Objective =>
Below are entries. Give back exactly the lines from the one containing "Write a Python" through the one containing "markersize=8, linewidth=2, label='CO-Alc')", inclusive, without the pictures.

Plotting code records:
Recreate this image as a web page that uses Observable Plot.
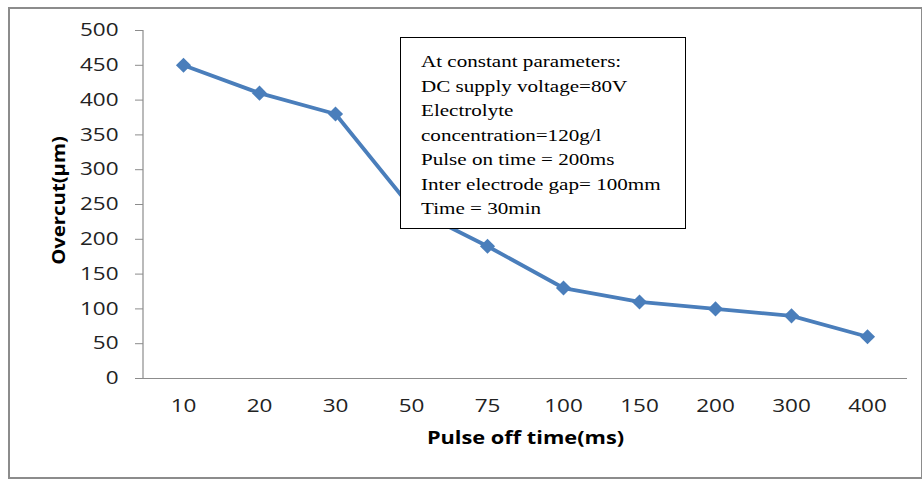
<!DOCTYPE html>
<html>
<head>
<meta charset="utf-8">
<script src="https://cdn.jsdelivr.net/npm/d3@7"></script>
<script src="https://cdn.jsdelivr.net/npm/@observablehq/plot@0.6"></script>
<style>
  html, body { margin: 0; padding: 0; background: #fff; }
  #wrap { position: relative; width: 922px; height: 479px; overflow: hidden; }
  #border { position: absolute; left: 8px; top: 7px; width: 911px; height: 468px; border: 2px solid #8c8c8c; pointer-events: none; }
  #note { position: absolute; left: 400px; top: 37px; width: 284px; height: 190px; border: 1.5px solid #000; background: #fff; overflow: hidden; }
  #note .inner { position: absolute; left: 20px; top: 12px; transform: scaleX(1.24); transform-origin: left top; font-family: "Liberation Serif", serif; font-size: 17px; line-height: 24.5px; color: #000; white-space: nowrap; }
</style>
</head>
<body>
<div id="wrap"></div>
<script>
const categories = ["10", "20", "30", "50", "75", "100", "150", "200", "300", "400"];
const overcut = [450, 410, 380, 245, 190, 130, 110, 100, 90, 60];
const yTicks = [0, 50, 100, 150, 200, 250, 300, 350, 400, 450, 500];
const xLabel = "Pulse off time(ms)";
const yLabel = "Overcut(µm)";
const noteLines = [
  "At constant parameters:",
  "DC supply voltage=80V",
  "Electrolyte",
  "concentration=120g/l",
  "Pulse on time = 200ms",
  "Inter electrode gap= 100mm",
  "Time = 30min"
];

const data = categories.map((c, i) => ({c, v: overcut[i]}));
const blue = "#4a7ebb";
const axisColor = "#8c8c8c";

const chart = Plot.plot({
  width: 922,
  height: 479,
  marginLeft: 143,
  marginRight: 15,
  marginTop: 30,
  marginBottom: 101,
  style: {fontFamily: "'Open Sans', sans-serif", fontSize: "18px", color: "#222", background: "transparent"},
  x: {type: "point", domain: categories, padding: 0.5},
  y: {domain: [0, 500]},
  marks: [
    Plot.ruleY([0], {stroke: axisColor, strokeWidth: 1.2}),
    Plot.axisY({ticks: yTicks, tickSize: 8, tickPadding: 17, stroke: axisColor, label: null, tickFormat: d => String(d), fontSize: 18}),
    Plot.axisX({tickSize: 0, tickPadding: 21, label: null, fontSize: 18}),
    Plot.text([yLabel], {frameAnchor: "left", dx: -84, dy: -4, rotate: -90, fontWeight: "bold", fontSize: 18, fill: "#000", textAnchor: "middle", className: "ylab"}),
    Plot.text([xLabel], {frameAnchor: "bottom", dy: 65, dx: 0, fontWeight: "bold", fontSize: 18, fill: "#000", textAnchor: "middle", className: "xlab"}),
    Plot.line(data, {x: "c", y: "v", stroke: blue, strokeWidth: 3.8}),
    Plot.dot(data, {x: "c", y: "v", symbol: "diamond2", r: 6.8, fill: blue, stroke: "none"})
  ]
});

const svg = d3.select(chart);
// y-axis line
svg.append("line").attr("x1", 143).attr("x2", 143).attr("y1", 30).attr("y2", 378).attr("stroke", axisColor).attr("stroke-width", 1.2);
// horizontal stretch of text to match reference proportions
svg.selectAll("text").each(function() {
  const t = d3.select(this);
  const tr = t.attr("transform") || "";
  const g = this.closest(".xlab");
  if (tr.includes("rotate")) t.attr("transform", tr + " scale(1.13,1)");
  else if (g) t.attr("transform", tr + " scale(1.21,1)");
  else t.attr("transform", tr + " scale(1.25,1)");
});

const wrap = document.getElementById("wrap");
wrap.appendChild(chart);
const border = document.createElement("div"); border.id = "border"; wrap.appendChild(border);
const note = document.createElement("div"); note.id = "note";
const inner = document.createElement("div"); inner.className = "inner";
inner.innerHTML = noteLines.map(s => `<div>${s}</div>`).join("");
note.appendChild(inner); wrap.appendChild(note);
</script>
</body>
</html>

--

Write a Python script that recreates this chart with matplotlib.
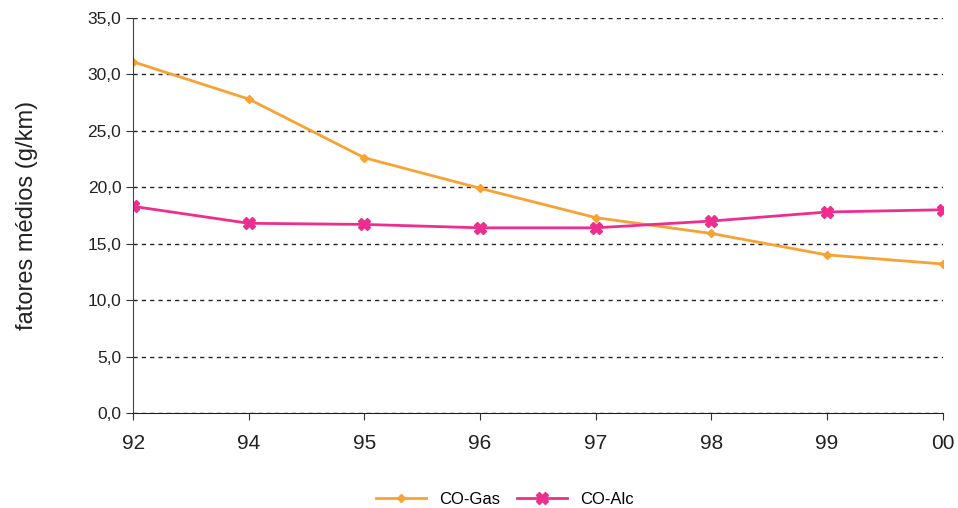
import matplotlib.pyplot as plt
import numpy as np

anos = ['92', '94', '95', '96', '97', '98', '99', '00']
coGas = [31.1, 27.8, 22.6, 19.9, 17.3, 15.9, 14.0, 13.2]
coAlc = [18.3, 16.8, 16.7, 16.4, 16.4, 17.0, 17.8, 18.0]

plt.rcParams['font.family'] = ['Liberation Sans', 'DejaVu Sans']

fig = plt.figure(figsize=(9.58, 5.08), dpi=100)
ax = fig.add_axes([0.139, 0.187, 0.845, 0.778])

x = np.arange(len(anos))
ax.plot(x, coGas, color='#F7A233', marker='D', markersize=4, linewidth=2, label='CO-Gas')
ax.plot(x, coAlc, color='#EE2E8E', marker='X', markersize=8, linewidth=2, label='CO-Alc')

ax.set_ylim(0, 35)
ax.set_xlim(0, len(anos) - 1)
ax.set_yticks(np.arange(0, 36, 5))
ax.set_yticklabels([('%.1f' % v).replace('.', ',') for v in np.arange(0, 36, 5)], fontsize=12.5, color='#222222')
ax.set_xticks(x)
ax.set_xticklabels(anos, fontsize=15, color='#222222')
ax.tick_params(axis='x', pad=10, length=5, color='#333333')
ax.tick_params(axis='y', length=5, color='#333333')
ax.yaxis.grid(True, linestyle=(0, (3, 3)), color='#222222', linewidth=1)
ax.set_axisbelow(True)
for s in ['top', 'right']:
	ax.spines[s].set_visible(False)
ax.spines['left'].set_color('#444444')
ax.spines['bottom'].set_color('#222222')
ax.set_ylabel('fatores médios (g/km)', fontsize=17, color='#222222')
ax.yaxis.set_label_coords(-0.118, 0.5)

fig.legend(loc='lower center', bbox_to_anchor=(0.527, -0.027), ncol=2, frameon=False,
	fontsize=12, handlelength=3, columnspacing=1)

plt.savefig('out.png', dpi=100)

Answer =>
Write a Python script that recreates this chart with matplotlib.
import matplotlib.pyplot as plt
import numpy as np

anos = ['92', '94', '95', '96', '97', '98', '99', '00']
coGas = [31.1, 27.8, 22.6, 19.9, 17.3, 15.9, 14.0, 13.2]
coAlc = [18.3, 16.8, 16.7, 16.4, 16.4, 17.0, 17.8, 18.0]

plt.rcParams['font.family'] = ['Liberation Sans', 'DejaVu Sans']

fig = plt.figure(figsize=(9.58, 5.08), dpi=100)
ax = fig.add_axes([0.139, 0.187, 0.845, 0.778])

x = np.arange(len(anos))
ax.plot(x, coGas, color='#F7A233', marker='D', markersize=4, linewidth=2, label='CO-Gas')
ax.plot(x, coAlc, color='#EE2E8E', marker='X', markersize=8, linewidth=2, label='CO-Alc')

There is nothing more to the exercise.